I think a positive outcome should mean only one thing: landing a graduate level job that pays a decent salary and allows you to develop the skills you gained throughout your years at university.
Surveys carried out to measure positive outcomes for graduates after university don’t quite look at it this way, however. They tend to define a positive outcome as meaning you go on to further studies or employment.
When graduate outcomes are lumped together in this way it masks the true picture of university employment success rates, and the quality of their careers services.
I don’t agree that they should include further studies – but that’s okay because the surveys don’t agree with each other anyway.
Experts disagree on graduate job success rates
The Lloyds Bank University Quality of Student Life survey of just a week or so ago shows that those students who go to Glasgow Caledonian University come out on top with 96 per cent from the academic year 2011/12 landing a positive outcome.
A YouGov survey, released a few weeks before the Lloyds one, shows that it is the graduates of Imperial College that tend to come out on top when it comes to leaving university.
We need a better measure of positive outcomes for graduates when it comes to employment because that’s why students go to university in the first place.
And just as such a measure shouldn’t include further study, it shouldn’t include menial jobs either. Graduates don’t go to university in order to land a menial job (why would they spend three or four years studying for a job that doesn’t need those qualifications?), although I do believe that recent comments made by Mayor Boris Johnson, that graduates shouldn’t shun those jobs they consider to be below them altogether, have some merit.
The merit in Boris Johnson’s comment
Boris was picking up on what Jamie Oliver previously said about Eastern Europeans being harder working than British kids and how his restaurants would close down without them (another topic entirely). Boris “urged young people not to dismiss certain jobs as beneath them but to see them as ‘stepping-stones’ to greater things”. His comments have some merit in them in as much as such experiences can be certainly considered useful in helping a graduate build the skills he or she needs to move forward. But that’s all.
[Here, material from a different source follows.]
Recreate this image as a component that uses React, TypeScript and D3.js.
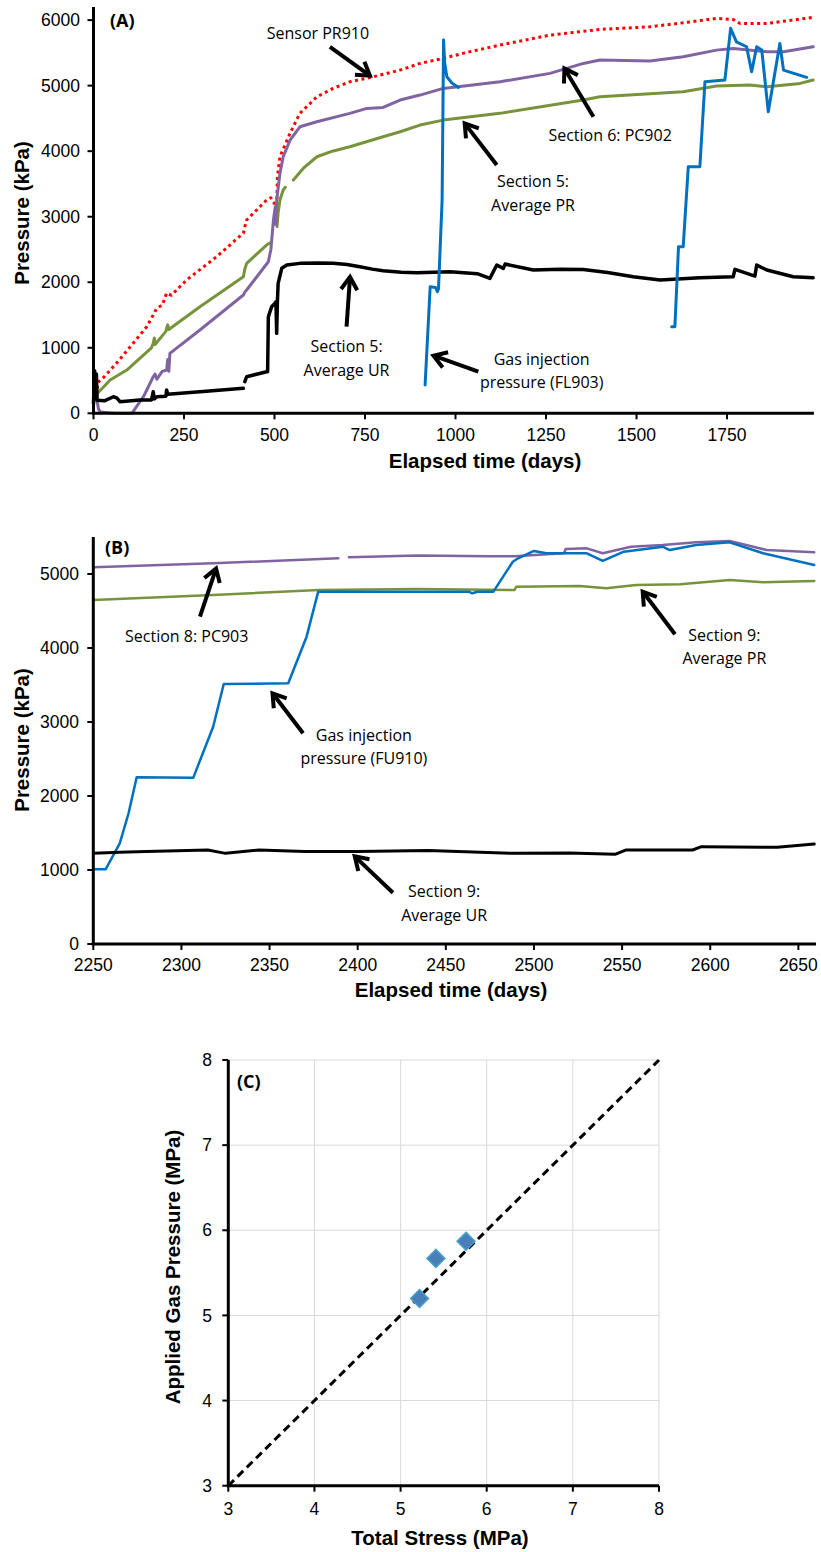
import React, { useEffect } from 'react';
import * as d3 from 'd3';

type Pt = [number, number] | null;

// ---------- Panel A data: [elapsed day, pressure kPa] ----------
const aPR910: Pt[] = [
  [0, 100], [4, 380], [8, 320], [14, 480], [30, 560], [64, 767], [110, 1072], [147, 1321], [165, 1500],
  [175, 1606], [190, 1650], [202, 1835], [215, 1800], [257, 2034], [340, 2389], [414, 2750], [418, 2847],
  [423, 2949], [478, 3254], [490, 3290], [500, 3200], [506, 3152], [508, 3600], [515, 3915], [543, 4274],
  [570, 4577], [617, 4830], [662, 4958], [708, 5059], [773, 5135], [847, 5237], [902, 5339], [966, 5416],
  [1031, 5507], [1123, 5619], [1261, 5771], [1399, 5858], [1537, 5898], [1629, 5959], [1721, 6026],
  [1767, 6010], [1786, 5949], [1860, 5949], [1952, 6015], [1988, 6041],
];
const aPC902: Pt[] = [
  [0, 150], [3, 320], [8, 250], [14, 60], [20, 20], [40, 10], [60, 0], [106, 0], [138, 253], [160, 500],
  [165, 558], [170, 600], [175, 520], [190, 640], [202, 660], [205, 820], [208, 640], [211, 915], [294, 1271],
  [414, 1805], [418, 1850], [423, 1881], [483, 2313], [490, 2500], [497, 2949], [502, 3150], [504, 2880],
  [506, 3254], [515, 3661], [524, 3915], [543, 4169], [570, 4372], [617, 4449], [708, 4577], [755, 4653],
  [800, 4668], [847, 4780], [902, 4856], [966, 4958], [1123, 5059], [1261, 5187], [1353, 5339], [1399, 5390],
  [1537, 5375], [1629, 5440], [1721, 5542], [1767, 5568], [1860, 5517], [1906, 5517], [1988, 5593],
];
const aSec5PR: Pt[] = [
  [0, 200], [2, 253], [46, 508], [92, 660], [160, 1000], [165, 1067], [168, 1150], [170, 1050], [200, 1250],
  [202, 1297], [205, 1350], [208, 1280], [294, 1626], [414, 2084], [418, 2200], [423, 2288], [478, 2567],
  [488, 2603], null, [505, 2900], [507, 2850], [510, 3055], [515, 3254], [524, 3407], [530, 3450], null,
  [552, 3559], [580, 3740], [617, 3915], [660, 4000], [708, 4067], [800, 4220], [847, 4296], [902, 4398],
  [966, 4474], [1123, 4577], [1353, 4780], [1399, 4830], [1629, 4906], [1721, 4993], [1813, 5008],
  [1860, 4982], [1952, 5034], [1988, 5085],
];
const aSec5UR: Pt[] = [
  [0, 150], [3, 650], [6, 300], [8, 600], [10, 200], [30, 190], [55, 253], [65, 230], [73, 177], [128, 203],
  [160, 203], [165, 330], [168, 220], [175, 253], [200, 260], [202, 355], [205, 290], [294, 330], [414, 381],
  null, [418, 482], [423, 558], [478, 635], [481, 635], [483, 1474], [492, 1626], [501, 1678], [504, 1700],
  [506, 1220], [508, 1700], [510, 1983], [520, 2212], [534, 2262], [570, 2288], [620, 2295], [662, 2290],
  [700, 2272], [736, 2237], [770, 2200], [800, 2176], [850, 2152], [893, 2145], [985, 2161], [1060, 2130],
  [1095, 2059], [1114, 2262], [1132, 2212], [1137, 2277], [1215, 2186], [1290, 2200], [1353, 2196],
  [1420, 2150], [1491, 2084], [1565, 2034], [1675, 2069], [1767, 2084], [1772, 2196], [1827, 2094],
  [1832, 2262], [1860, 2186], [1933, 2084], [1988, 2069],
];
const aFL903: Pt[] = [
  [916, 432], [930, 1931], [945, 1920], [950, 1856], [953, 1900], [963, 3254], [967, 5696], [970, 5350],
  [976, 5135], [990, 5040], [1008, 4973], null,
  [1597, 1321], [1606, 1321], [1616, 2542], [1629, 2542], [1643, 3762], [1675, 3762], [1689, 5059],
  [1744, 5085], [1760, 5874], [1776, 5669], [1804, 5593], [1818, 5211], [1832, 5593], [1846, 5542],
  [1864, 4601], [1896, 5644], [1906, 5237], [1970, 5126],
];
const aXTicks = [0, 250, 500, 750, 1000, 1250, 1500, 1750];
const aYTicks = [0, 1000, 2000, 3000, 4000, 5000, 6000];

// ---------- Panel B data ----------
const bPC903: Pt[] = [
  [2250, 5090], [2318, 5144], [2389, 5212], null, [2395, 5226], [2434, 5250], [2474, 5240], [2489, 5240],
  [2517, 5280], [2518, 5338], [2530, 5347], [2539, 5280], [2555, 5369], [2573, 5392], [2592, 5428],
  [2611, 5446], [2632, 5324], [2659, 5293],
];
const bSec9PR: Pt[] = [
  [2250, 4649], [2318, 4716], [2378, 4784], [2434, 4797], [2489, 4784], [2490, 4829], [2526, 4838],
  [2541, 4806], [2558, 4851], [2583, 4860], [2611, 4919], [2630, 4887], [2659, 4905],
];
const bFU910: Pt[] = [
  [2250, 1009], [2257, 1009], [2265, 1361], [2270, 1766], [2274.6, 2252], [2306.7, 2245], [2318, 2936],
  [2324, 3514], [2360.6, 3523], [2371, 4153], [2377.6, 4761], [2463, 4761], [2465, 4739], [2468, 4761],
  [2477, 4761], [2488, 5166], [2491, 5212], [2500, 5311], [2507, 5280], [2530, 5280], [2539, 5176],
  [2551, 5302], [2573, 5369], [2577, 5324], [2592, 5392], [2611, 5428], [2630, 5280], [2659, 5122],
];
const bSec9UR: Pt[] = [
  [2250, 1225], [2265, 1240], [2280, 1250], [2315, 1270], [2325, 1225], [2344, 1270], [2370, 1250],
  [2400, 1250], [2440, 1262], [2488, 1225], [2520, 1230], [2546, 1212], [2552, 1270], [2590, 1270],
  [2595, 1315], [2638, 1306], [2659, 1351],
];
const bXTicks = [2250, 2300, 2350, 2400, 2450, 2500, 2550, 2600, 2650];
const bYTicks = [0, 1000, 2000, 3000, 4000, 5000];

// ---------- Panel C data (MPa) ----------
const cTotalStress = [5.22, 5.41, 5.76];
const cGasPressure = [5.2, 5.67, 5.87];
const cTicks = [3, 4, 5, 6, 7, 8];

// ---------- Annotations: text lines, text anchor and arrow in data units ----------
type Ann = { lines: string[]; t: [number, number]; from: [number, number]; to: [number, number] };
const aNotes: Ann[] = [
  { lines: ['Sensor PR910'], t: [620, 5802], from: [653, 5593], to: [768, 5135] },
  { lines: ['Section 6: PC902'], t: [1427, 4244], from: [1381, 4525], to: [1298, 5288] },
  { lines: ['Section 5:', 'Average PR'], t: [1214, 3533], from: [1114, 3788], to: [1022, 4448] },
  { lines: ['Section 5:', 'Average UR'], t: [699, 1016], from: [699, 1321], to: [709, 2110] },
  { lines: ['Gas injection', 'pressure (FL903)'], t: [1238, 824], from: [1063, 635], to: [934, 889] },
];
const bNotes: Ann[] = [
  { lines: ['Section 8: PC903'], t: [2303, 4162], from: [2310.5, 4423], to: [2320, 5099] },
  { lines: ['Gas injection', 'pressure (FU910)'], t: [2403.5, 2824], from: [2369, 2847], to: [2351, 3409] },
  { lines: ['Section 9:', 'Average PR'], t: [2608, 4176], from: [2580, 4185], to: [2561, 4784] },
  { lines: ['Section 9:', 'Average UR'], t: [2449, 707], from: [2420, 693], to: [2397.5, 1203] },
];

const TICK_FONT = '"Liberation Sans", Arial, sans-serif';
const NOTE_FONT = '"Open Sans", "Noto Sans", sans-serif';

type Scale = d3.ScaleLinear<number, number>;

function Series({ data, x, y, color, width, dash }: { data: Pt[]; x: Scale; y: Scale; color: string; width: number; dash?: string }) {
  const line = d3
    .line<Pt>()
    .defined((d) => d !== null)
    .x((d) => x((d as [number, number])[0]))
    .y((d) => y((d as [number, number])[1]));
  return (
    <path
      d={line(data) || ''}
      fill="none"
      stroke={color}
      strokeWidth={width}
      strokeDasharray={dash}
      strokeLinejoin="round"
      strokeLinecap={dash ? 'butt' : 'round'}
    />
  );
}

function Arrow({ x1, y1, x2, y2 }: { x1: number; y1: number; x2: number; y2: number }) {
  const ang = Math.atan2(y2 - y1, x2 - x1);
  const L = 15;
  const a = Math.PI / 5.5;
  const tx = x2 - 2 * Math.cos(ang);
  const ty = y2 - 2 * Math.sin(ang);
  const h1 = [tx - L * Math.cos(ang - a), ty - L * Math.sin(ang - a)];
  const h2 = [tx - L * Math.cos(ang + a), ty - L * Math.sin(ang + a)];
  return (
    <g stroke="#000" fill="none" strokeWidth={4}>
      <line x1={x1} y1={y1} x2={tx} y2={ty} />
      <path d={`M${h1[0]},${h1[1]}L${tx},${ty}L${h2[0]},${h2[1]}`} strokeLinejoin="miter" />
    </g>
  );
}

function Notes({ notes, x, y }: { notes: Ann[]; x: Scale; y: Scale }) {
  return (
    <g>
      {notes.map((n, i) => (
        <g key={i}>
          <Arrow x1={x(n.from[0])} y1={y(n.from[1])} x2={x(n.to[0])} y2={y(n.to[1])} />
          {n.lines.map((l, j) => (
            <text
              key={j}
              x={x(n.t[0])}
              y={y(n.t[1]) + j * 23.5}
              dy="0.35em"
              textAnchor="middle"
              fontFamily={NOTE_FONT}
              fontSize={16}
              fill="#000"
            >
              {l}
            </text>
          ))}
        </g>
      ))}
    </g>
  );
}

function Axes({
  x, y, xTicks, yTicks, xLabelY, yLabelX, xTitle, xTitleX, xTitleY, yTitle, yTitleX, yTitleY, fmt,
}: {
  x: Scale; y: Scale; xTicks: number[]; yTicks: number[]; xLabelY: number; yLabelX: number;
  xTitle: string; xTitleX: number; xTitleY: number; yTitle: string; yTitleX: number; yTitleY: number;
  fmt: (v: number) => string;
}) {
  const [x0, x1] = x.range();
  const [y0, y1] = y.range();
  return (
    <g>
      <line x1={x0} x2={x0} y1={y0 + 1.5} y2={y1} stroke="#000" strokeWidth={3} />
      <line x1={x0 - 1.5} x2={x1} y1={y0} y2={y0} stroke="#000" strokeWidth={3} />
      {yTicks.map((t) => (
        <g key={'y' + t}>
          <line x1={x0 - 6} x2={x0} y1={y(t)} y2={y(t)} stroke="#000" strokeWidth={2} />
          <text x={yLabelX} y={y(t)} dy="0.35em" textAnchor="end" fontFamily={TICK_FONT} fontSize={17.5} fill="#000">
            {fmt(t)}
          </text>
        </g>
      ))}
      {xTicks.map((t) => (
        <g key={'x' + t}>
          <line x1={x(t)} x2={x(t)} y1={y0} y2={y0 + 6} stroke="#000" strokeWidth={2} />
          <text x={x(t)} y={xLabelY} textAnchor="middle" fontFamily={TICK_FONT} fontSize={17.5} fill="#000">
            {fmt(t)}
          </text>
        </g>
      ))}
      <text x={xTitleX} y={xTitleY} textAnchor="middle" fontFamily={TICK_FONT} fontWeight="bold" fontSize={20.5} fill="#000">
        {xTitle}
      </text>
      <text
        transform={`translate(${yTitleX},${yTitleY}) rotate(-90)`}
        textAnchor="middle"
        fontFamily={TICK_FONT}
        fontWeight="bold"
        fontSize={20.5}
        fill="#000"
      >
        {yTitle}
      </text>
    </g>
  );
}

export default function App() {
  useEffect(() => {
    document.body.style.margin = '0';
  }, []);

  const fmt = (v: number) => String(v);

  // Panel A scales
  const ax = d3.scaleLinear().domain([0, 1990]).range([93.5, 813.9]);
  const ay = d3.scaleLinear().domain([0, 6200]).range([413.3, 7]);
  // Panel B scales
  const bx = d3.scaleLinear().domain([2250, 2660]).range([93.3, 816]);
  const by = d3.scaleLinear().domain([0, 5500]).range([944, 537]);
  // Panel C scales
  const cx = d3.scaleLinear().domain([3, 8]).range([228.3, 659]);
  const cy = d3.scaleLinear().domain([3, 8]).range([1485.7, 1060]);

  const diamond = d3.symbol().type(d3.symbolSquare).size(160)() || '';
  const diag = d3.line()([[cx(3), cy(3)], [cx(8), cy(8)]]) || '';

  return (
    <svg width={821} height={1552} style={{ position: 'absolute', left: 0, top: 0, background: '#fff' }}>
      <rect width={821} height={1552} fill="#fff" />

      {/* Panel A */}
      <g>
        <Series data={aPR910} x={ax} y={ay} color="#FF0000" width={3} dash="3 3.5" />
        <Series data={aSec5PR} x={ax} y={ay} color="#77933C" width={3} />
        <Series data={aPC902} x={ax} y={ay} color="#8064A2" width={3} />
        <Series data={aSec5UR} x={ax} y={ay} color="#000000" width={3.5} />
        <Series data={aFL903} x={ax} y={ay} color="#0070C0" width={3} />
        <Axes
          x={ax} y={ay} xTicks={aXTicks} yTicks={aYTicks} xLabelY={441} yLabelX={80}
          xTitle="Elapsed time (days)" xTitleX={485} xTitleY={468}
          yTitle="Pressure (kPa)" yTitleX={29} yTitleY={213} fmt={fmt}
        />
        <Notes notes={aNotes} x={ax} y={ay} />
        <text x={110} y={27} fontFamily={NOTE_FONT} fontWeight="bold" fontSize={18} fill="#000">(A)</text>
      </g>

      {/* Panel B */}
      <g>
        <Series data={bPC903} x={bx} y={by} color="#8064A2" width={2.5} />
        <Series data={bSec9PR} x={bx} y={by} color="#77933C" width={2.5} />
        <Series data={bFU910} x={bx} y={by} color="#0070C0" width={2.5} />
        <Series data={bSec9UR} x={bx} y={by} color="#000000" width={3} />
        <Axes
          x={bx} y={by} xTicks={bXTicks} yTicks={bYTicks} xLabelY={971} yLabelX={79}
          xTitle="Elapsed time (days)" xTitleX={451} xTitleY={997}
          yTitle="Pressure (kPa)" yTitleX={29} yTitleY={740} fmt={fmt}
        />
        <Notes notes={bNotes} x={bx} y={by} />
        <text x={105} y={554} fontFamily={NOTE_FONT} fontWeight="bold" fontSize={18} fill="#000">(B)</text>
      </g>

      {/* Panel C */}
      <g>
        {cTicks.slice(1).map((t) => (
          <line key={'gx' + t} x1={cx(t)} x2={cx(t)} y1={cy(3)} y2={cy(8)} stroke="#D9D9D9" strokeWidth={1} />
        ))}
        {cTicks.slice(1).map((t) => (
          <line key={'gy' + t} x1={cx(3)} x2={cx(8)} y1={cy(t)} y2={cy(t)} stroke="#D9D9D9" strokeWidth={1} />
        ))}
        <path d={diag} stroke="#000" strokeWidth={3} strokeDasharray="8 5" fill="none" />
        {cTotalStress.map((s, i) => (
          <path
            key={'pt' + i}
            d={diamond}
            transform={`translate(${cx(s)},${cy(cGasPressure[i])}) rotate(45)`}
            fill="#4A7EBB"
            stroke="#45A0C6"
            strokeWidth={1.5}
          />
        ))}
        <Axes
          x={cx} y={cy} xTicks={cTicks} yTicks={cTicks} xLabelY={1515} yLabelX={212}
          xTitle="Total Stress (MPa)" xTitleX={440} xTitleY={1545}
          yTitle="Applied Gas Pressure (MPa)" yTitleX={180} yTitleY={1267} fmt={fmt}
        />
        <text x={237} y={1088} fontFamily={NOTE_FONT} fontWeight="bold" fontSize={18} fill="#000">(C)</text>
      </g>
    </svg>
  );
}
As we may recall from the YouGov survey, half of employers say graduates are not work ready when they leave university and the top rated universities aren’t necessarily getting that any better than their lesser competitors. That’s because graduates need help to create those stepping-stones to get the jobs they want.
A league table that measures outcomes for graduate level employment
My overriding view is that we urgently need a league table for students’ opinion of how much help they get to find a graduate level job, since ultimately this is what matters most to them.
It should show a breakdown of what universities are doing to help graduates find and prepare for employment, and measure the quality of their careers service support.
Then we can really see which universities do manage to get graduates jobs and, hopefully, build a good picture of those that provide the best employment outcomes rather than those that bury the figures by mixing it up with results on further study.
After all, it is far easier to get a menial job or to get onto a postgraduate level course than it is to land a graduate level job straight after leaving university.